Intanto, proprio questa mattina, Crippa è quasi saltato dalla sedia nel vedere su ilfattoquotidiano.it un articolo dedicato a un emendamento al decreto Ilva, presentato dai senatori Alessandro Maran (Pd) e Aldo Di Biagio (Fli) e già approvato in commissione (Senato) lo scorso 19 febbraio, che permette l’uso delle scorie dell’acciaieria ionica per lavori stradali, riempimento per le bonifiche e recuperi ambientali in tutta Italia.  A denunciarlo, sul Fatto, è Alessandro Bratti,  deputato del Pd e presidente della Commissione parlamentare sui Rifiuti.

“Eppure, siamo stati noi i primi a sollevare questa problematica in commissione, sia al Senato che alla Camera – sottolinea Crippa – lo dimostrano i resoconti stenografici delle sedute.
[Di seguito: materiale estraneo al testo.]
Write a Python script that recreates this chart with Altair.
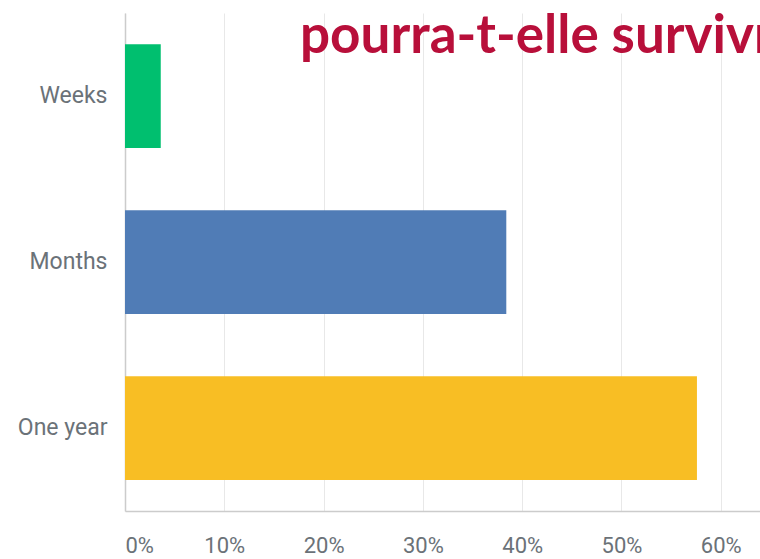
import altair as alt
import pandas as pd

categories = ["Weeks", "Months", "One year"]
shares = [0.036, 0.384, 0.576]
bar_colors = ["#00BF6F", "#507CB6", "#F8BE24"]
tick_values = [0, 0.1, 0.2, 0.3, 0.4, 0.5, 0.6]
title_text = "pourra-t-elle survivre"

df = pd.DataFrame({"category": categories, "share": shares})

label_color = "#6b7278"

bars = alt.Chart(df).mark_bar().encode(
    y=alt.Y(
        "category:N",
        sort=categories,
        scale=alt.Scale(paddingInner=0.375, paddingOuter=0.1875),
        axis=alt.Axis(
            title=None,
            ticks=False,
            grid=False,
            domainColor="#cccccc",
            domainWidth=1.5,
            labelFont="Roboto",
            labelFontSize=23,
            labelColor=label_color,
            labelPadding=18,
        ),
    ),
    x=alt.X(
        "share:Q",
        scale=alt.Scale(domain=[0, 0.6395], nice=False, zero=True),
        axis=alt.Axis(
            title=None,
            values=tick_values,
            format=".0%",
            ticks=False,
            tickSize=0,
            grid=True,
            gridColor="#e8e8e8",
            gridWidth=1,
            domainColor="#cccccc",
            domainWidth=1.5,
            labelFont="Roboto",
            labelFontSize=22,
            labelColor=label_color,
            labelPadding=24,
            labelFlush=True,
        ),
    ),
    color=alt.Color(
        "category:N",
        scale=alt.Scale(domain=categories, range=bar_colors),
        legend=None,
    ),
)

title = alt.Chart(pd.DataFrame({"t": [title_text]})).mark_text(
    align="left",
    baseline="alphabetic",
    font="Lato",
    fontWeight="bold",
    fontSize=53,
    color="#B80F3A",
).encode(
    text="t:N",
    x=alt.value(175),
    y=alt.value(40),
)

chart = (
    alt.layer(bars, title)
    .properties(
        width=635,
        height=498,
        autosize=alt.AutoSizeParams(type="none"),
        padding={"left": 125, "top": 13, "right": 0, "bottom": 48},
        background="white",
    )
    .configure_view(stroke=None)
)

chart.save("out.html", embed_options={"renderer": "svg", "actions": False})
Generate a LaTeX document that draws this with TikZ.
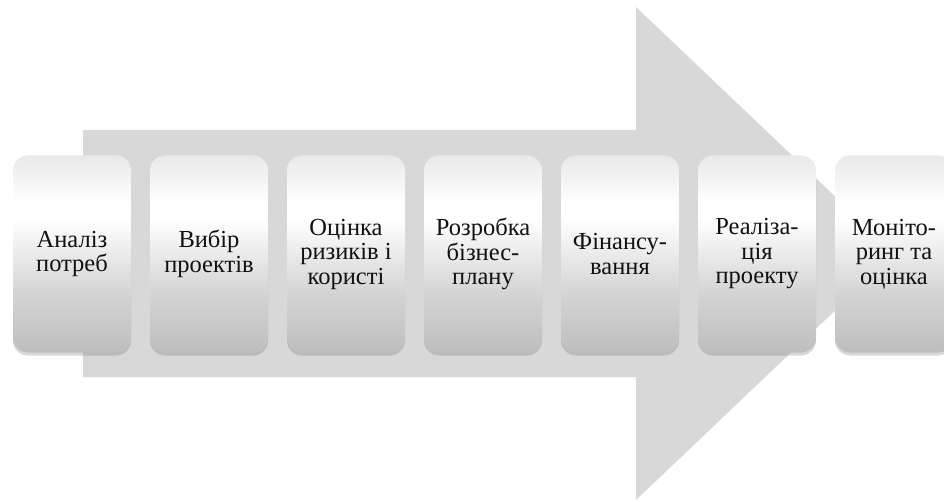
\documentclass[tikz,border=0pt]{standalone}
\usepackage{fontspec}
\setmainfont{Liberation Serif}
\usetikzlibrary{shadows}
\definecolor{arrowgray}{HTML}{D8D8D8}
\definecolor{boxbottom}{HTML}{BEBEBE}
\definecolor{boxlow}{HTML}{D4D4D4}
\definecolor{boxtop}{HTML}{E9E9E9}
\definecolor{textcol}{HTML}{111111}
\pgfdeclareverticalshading{boxshade}{100bp}{color(0bp)=(boxbottom); color(25bp)=(boxbottom); color(40bp)=(boxlow); color(59bp)=(white); color(63bp)=(white); color(75bp)=(boxtop); color(100bp)=(boxtop)}
\tikzset{
  stagebox/.style={shading=boxshade, rounded corners=15pt, minimum width=118pt,
    minimum height=197pt, inner sep=0pt, align=center, text=textcol,
    font=\fontsize{24.5}{24.5}\selectfont,
    drop shadow={shadow xshift=0pt, shadow yshift=-3pt, opacity=0.25, fill=black!60}},
}
\begin{document}
\begin{tikzpicture}[x=1pt,y=1pt]
\useasboundingbox (0,0) rectangle (944,501);
\clip (0,0) rectangle (944,501);
\fill[white] (0,0) rectangle (944,501);
% big arrow
\fill[arrowgray] (83,371) -- (636,371) -- (636,494) -- (895,247.5) -- (636,1) -- (636,124) -- (83,124) -- cycle;
% stages
\node[stagebox] (b1) at (72,247)  {Аналіз\\потреб};
\node[stagebox] (b2) at (209,247) {Вибір\\проектів};
\node[stagebox] (b3) at (346,247) {Оцінка\\ризиків і\\користі};
\node[stagebox] (b4) at (483,247) {Розробка\\бізнес-\\плану};
\node[stagebox] (b5) at (620,247) {Фінансу-\\вання};
\node[stagebox] (b6) at (757,247) {Реаліза-\\ція\\проекту};
\node[stagebox] (b7) at (894,247) {Моніто-\\ринг та\\оцінка};
\end{tikzpicture}
\end{document}
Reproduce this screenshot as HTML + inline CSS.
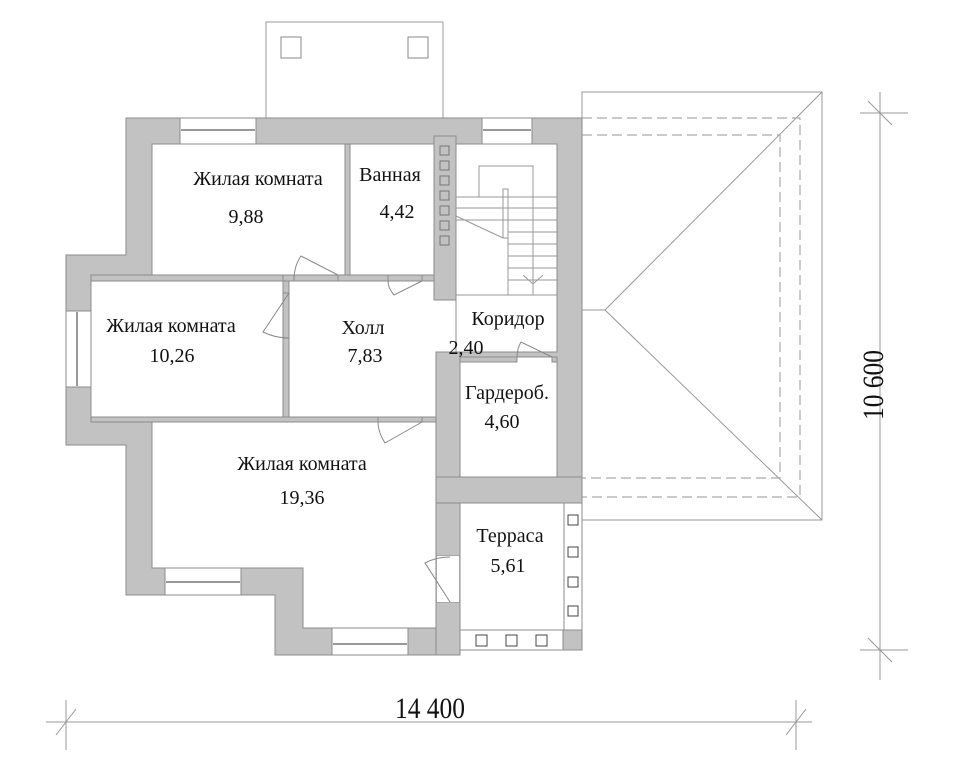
<!DOCTYPE html>
<html><head><meta charset="utf-8"><style>
html,body{margin:0;padding:0;background:#fff;}
svg{display:block;}
text{font-family:"Liberation Serif",serif;fill:#111;}
</style></head><body>
<svg width="960" height="768" viewBox="0 0 960 768" xmlns="http://www.w3.org/2000/svg">
<!-- top balcony box -->
<rect x="266" y="22" width="177" height="96" fill="#fff" stroke="#999" stroke-width="1"/>
<rect x="281" y="37" width="20" height="21" fill="none" stroke="#888"/>
<rect x="408" y="37" width="20" height="21" fill="none" stroke="#888"/>

<!-- roof -->
<g stroke="#999" stroke-width="1" fill="none">
<rect x="582" y="92" width="240" height="428" fill="#fff"/>
<line x1="822" y1="92" x2="605" y2="310"/>
<line x1="822" y1="520" x2="605" y2="310"/>
<line x1="582" y1="310" x2="605" y2="310"/>
</g>
<g stroke="#aaa" stroke-width="1.2" fill="none" stroke-dasharray="10,5">
<polyline points="582,118 800,118 800,497 582,497"/>
<polyline points="582,135 780,135 780,478 582,478"/>
</g>

<g fill="#c2c2c2" stroke="#8c8c8c" stroke-width="1">
<path d="M126,118 H582 V500 H563 V630 H582 V650 H563 V630 H460 V655 H275 V595 H126 V445 H66 V255 H126 Z"/>
</g>
<!-- terrace column strip / bottom band -->
<g fill="#fff" stroke="#8c8c8c" stroke-width="1">
<rect x="563" y="503" width="19" height="127"/>
<rect x="460" y="630" width="103" height="20"/>
</g>
<rect x="563" y="630" width="19" height="20" fill="#c2c2c2" stroke="#8c8c8c"/>
<!-- rooms (white) -->
<g fill="#fff" stroke="#8c8c8c" stroke-width="1">
<rect x="152" y="144" width="193" height="131"/>
<rect x="350" y="144" width="84" height="131"/>
<rect x="456" y="144" width="101" height="208"/>
<rect x="91" y="281" width="192" height="136"/>
<path d="M289,281 H436 V300 H456 V352 H436 V417 H289 Z"/>
<rect x="456" y="357" width="101" height="120"/>
<path d="M152,422 H436 V628 H303 V568 H152 Z"/>
<rect x="460" y="503" width="104" height="127"/>
</g>
<!-- thin interior walls -->
<g fill="#c2c2c2" stroke="#8c8c8c" stroke-width="1">
<rect x="91" y="275" width="192" height="6"/>
<rect x="283" y="275" width="11" height="6"/>
<rect x="283" y="281" width="6" height="12"/>
<rect x="283" y="338" width="6" height="84"/>
<rect x="338" y="275" width="50" height="6"/>
<rect x="345" y="144" width="5" height="131"/>
<rect x="422" y="275" width="14" height="6"/>
<rect x="91" y="417" width="287" height="5"/>
<rect x="422" y="417" width="14" height="5"/>
<rect x="456" y="357" width="61" height="5"/>
<rect x="552" y="357" width="5" height="5"/>
<rect x="436" y="352" width="24" height="204"/>
<rect x="436" y="602" width="24" height="53"/>
<rect x="436" y="477" width="146" height="26"/>
<rect x="434" y="136" width="22" height="164"/>
</g>
<rect x="437" y="556" width="22" height="46" fill="#fff"/>
<!-- vent squares -->
<g fill="none" stroke="#777" stroke-width="1">
<rect x="440" y="146" width="9" height="9"/><rect x="440" y="161" width="9" height="9"/>
<rect x="440" y="176" width="9" height="9"/><rect x="440" y="191" width="9" height="9"/>
<rect x="440" y="206" width="9" height="9"/><rect x="440" y="221" width="9" height="9"/>
<rect x="440" y="236" width="9" height="9"/>
</g>
<!-- stairs -->
<g stroke="#999" stroke-width="1" fill="none">
<polyline points="479,197 479,166 533,166 533,295"/>
<line x1="456" y1="295" x2="557" y2="295"/>
<line x1="456" y1="197" x2="557" y2="197"/>
<line x1="456" y1="208" x2="557" y2="208"/>
<line x1="456" y1="220" x2="557" y2="220"/>
<line x1="508" y1="232" x2="557" y2="232"/>
<line x1="508" y1="244" x2="557" y2="244"/>
<line x1="508" y1="256" x2="557" y2="256"/>
<line x1="508" y1="268" x2="557" y2="268"/>
<line x1="508" y1="280" x2="557" y2="280"/>
<line x1="456" y1="216" x2="503" y2="238"/>
<rect x="503" y="189" width="5" height="49"/>
<polyline points="523,275 533,284 543,275"/>
<line x1="508" y1="238" x2="508" y2="295"/>
</g>
<!-- windows -->
<g fill="#fff" stroke="#8c8c8c" stroke-width="1">
<rect x="180" y="118" width="76" height="26"/>
<rect x="482" y="118" width="50" height="26"/>
<rect x="66" y="311" width="25" height="76"/>
<rect x="165" y="568" width="76" height="27"/>
<rect x="332" y="628" width="76" height="27"/>
</g>
<g stroke="#999" stroke-width="2" fill="none">
<line x1="181" y1="130" x2="255" y2="130"/>
<line x1="483" y1="130" x2="531" y2="130"/>
<line x1="77" y1="312" x2="77" y2="386"/>
<line x1="166" y1="582" x2="240" y2="582"/>
<line x1="333" y1="644" x2="407" y2="644"/>
</g>
<!-- terrace columns -->
<g fill="#fff" stroke="#444" stroke-width="1">
<rect x="568" y="515" width="10" height="10"/>
<rect x="568" y="547" width="10" height="10"/>
<rect x="568" y="577" width="10" height="10"/>
<rect x="568" y="606" width="10" height="10"/>
<rect x="476" y="635" width="11" height="11"/>
<rect x="506" y="635" width="11" height="11"/>
<rect x="536" y="635" width="11" height="11"/>
</g>
<!-- doors -->
<g stroke="#888" stroke-width="1" fill="none">
<path d="M338,275 L301,256 Q294,266 294,280"/>
<path d="M289,293 L263,332 Q275,338 289,338"/>
<path d="M422,281 L394,295 Q388,288 388,281"/>
<path d="M422,422 L385,443 Q378,432 378,422"/>
<path d="M552,357 L521,342 Q517,349 517,357"/>
<path d="M450,602 L425,563 Q436,557 450,557"/>
</g>
<!-- labels -->
<g font-size="20" text-anchor="middle">
<text x="258" y="185">Жилая комната</text>
<text x="246" y="223">9,88</text>
<text x="390" y="181">Ванная</text>
<text x="397" y="218">4,42</text>
<text x="171" y="332">Жилая комната</text>
<text x="172" y="362">10,26</text>
<text x="363" y="334">Холл</text>
<text x="365" y="362">7,83</text>
<text x="508" y="325">Коридор</text>
<text x="466" y="354">2,40</text>
<text x="507" y="399">Гардероб.</text>
<text x="502" y="428">4,60</text>
<text x="302" y="470">Жилая комната</text>
<text x="302" y="504">19,36</text>
<text x="510" y="542">Терраса</text>
<text x="508" y="572">5,61</text>
</g>
<!-- dimensions -->
<g stroke="#999" stroke-width="1" fill="none">
<line x1="46" y1="722" x2="812" y2="722"/>
<line x1="66" y1="700" x2="66" y2="750"/>
<line x1="796" y1="700" x2="796" y2="750"/>
<line x1="56" y1="735" x2="76" y2="709"/>
<line x1="786" y1="735" x2="806" y2="709"/>
<line x1="880" y1="92" x2="880" y2="680"/>
<line x1="860" y1="113" x2="908" y2="113"/>
<line x1="860" y1="650" x2="908" y2="650"/>
<line x1="868" y1="101" x2="892" y2="125"/>
<line x1="868" y1="638" x2="892" y2="662"/>
</g>
<text x="430" y="718" font-size="30" text-anchor="middle" transform="translate(430 0) scale(0.85 1) translate(-430 0)">14 400</text>
<text x="0" y="0" font-size="30" text-anchor="middle" transform="translate(883 385) rotate(-90) scale(0.85 1)">10 600</text>
</svg>
</body></html>
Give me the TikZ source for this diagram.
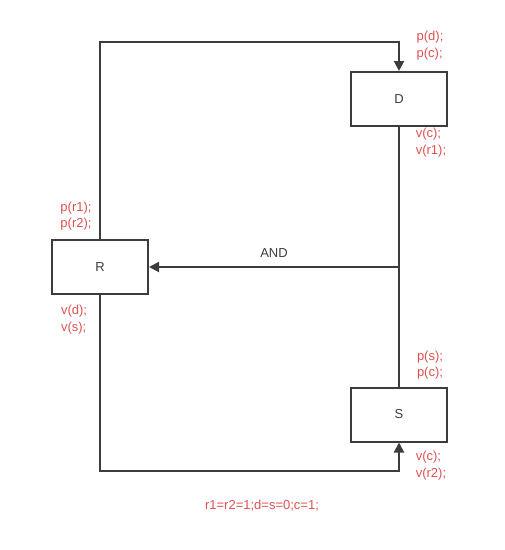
\documentclass[tikz,border=0pt]{standalone}
\usepackage{fontspec}
\setmainfont{Liberation Sans}
\usetikzlibrary{arrows.meta}
\definecolor{lbl}{RGB}{222,80,80}
\definecolor{ln}{RGB}{60,60,60}
\tikzset{
  procbox/.style={draw=ln, line width=2pt, minimum width=96pt, minimum height=54pt, inner sep=0pt, font=\fontsize{13}{15}\selectfont, text=ln},
  conn/.style={draw=ln, line width=2pt},
  arr/.style={conn, -{Triangle[length=10pt,width=10pt]}},
  lab/.style={text=lbl, font=\fontsize{13}{16.5}\selectfont, align=left, inner sep=0pt},
}
\begin{document}
\begin{tikzpicture}[x=1pt,y=-1pt]
\useasboundingbox (0,0) rectangle (505,550);
\node[procbox] (D) at (399,99) {D};
\node[procbox] (R) at (100,267) {R};
\node[procbox] (S) at (399,414.5) {S};
\coordinate (tl) at (100,42);
\coordinate (tr) at (399,42);
\coordinate (bl) at (100,471);
\coordinate (br) at (399,471);
\coordinate (j) at (399,267);
\draw[arr] (R.north) -- (tl) -- (tr) -- (D.north);
\draw[conn] (D.south) -- (S.north);
\draw[arr] (j) -- node[above=5pt, text=ln, font=\fontsize{13}{15}\selectfont] (andl) {AND} (R.east);
\draw[arr] (R.south) -- (bl) -- (br) -- (S.south);
\node[lab] (l1) at (430,45.5) {p(d);\\p(c);};
\node[lab] (l2) at (431,142.5) {v(c);\\v(r1);};
\node[lab] (l3) at (76,216) {p(r1);\\p(r2);};
\node[lab] (l4) at (74,319.5) {v(d);\\v(s);};
\node[lab] (l5) at (430,365) {p(s);\\p(c);};
\node[lab] (l6) at (431,465.5) {v(c);\\v(r2);};
\node[lab] (l7) at (262,506) {r1=r2=1;d=s=0;c=1;};
\end{tikzpicture}
\end{document}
Ora anche Bratti esprime dubbi su quell’emendamento venendo sulle nostre posizioni” . E’ stato presentato un ordine del giorno in cui si chiede al Governo di correggere il tiro, anche perché queste scorie non verrebbero utilizzate solo per lavori nel perimetro dello stabilimento, ma in tutta Italia, con tutti i rischi che ciò comporta. Ma considerando le priorità del Governo, c’è ben poco da sperare.

Alessandra Congedo

LINK APPELLO: http://www.beppegrillo.it/movimento/parlamento/2015/02/appello-ai-tarantini-urliamo-no-insieme.html

L’EMENDAMENTO SULLE SCORIE

2-ter (articolo 4). Al fine di favorire il preminente interesse al recupero di rifiuti e materiali, nel rispetto dei princìpi definiti dalla citata direttiva 2008/98/ CE, i residui della produzione dell’impianto ILVA di Taranto costituiti dalle scorie provenienti dalla fusione in forni elettrici, a combustibile o in convertitori a ossigeno di leghe di metalli ferrosi e dai successivi trattamenti di affinazione e deferrizzazione delle stesse classificate con codice europeo dei rifiuti 100201, 100202 o 100903, possono essere recuperati per la formazione di rilevati, di alvei di impianti di deposito di rifiuti sul suolo, di sottofondi stradali e di massicciate ferroviarie (R5) o per riempimenti e recuperi ambientali (R10), se conformi al test di cessione di cui al decreto del Ministro dell’ambiente 5 febbraio 1998, pubblicato nel supplemento ordinario n. 72 alla Gazzetta Ufficiale n. 88 del 16 aprile 1998, ovvero in applicazione della disciplina del regolamento (CE) n. 1907/2006 del Parlamento europeo e del Consiglio, del 18 dicembre 2006, se più favorevole. In questo caso, l’Istituto superiore per la protezione e la ricerca ambientale provvede ad accertare l’assenza di rischi di contaminazione per la falda e per la salute, ai sensi dell’articolo 177, comma 4, del decreto legislativo 3 aprile 2006, n. 152, nel termine di dodici mesi dall’avvenuto recupero».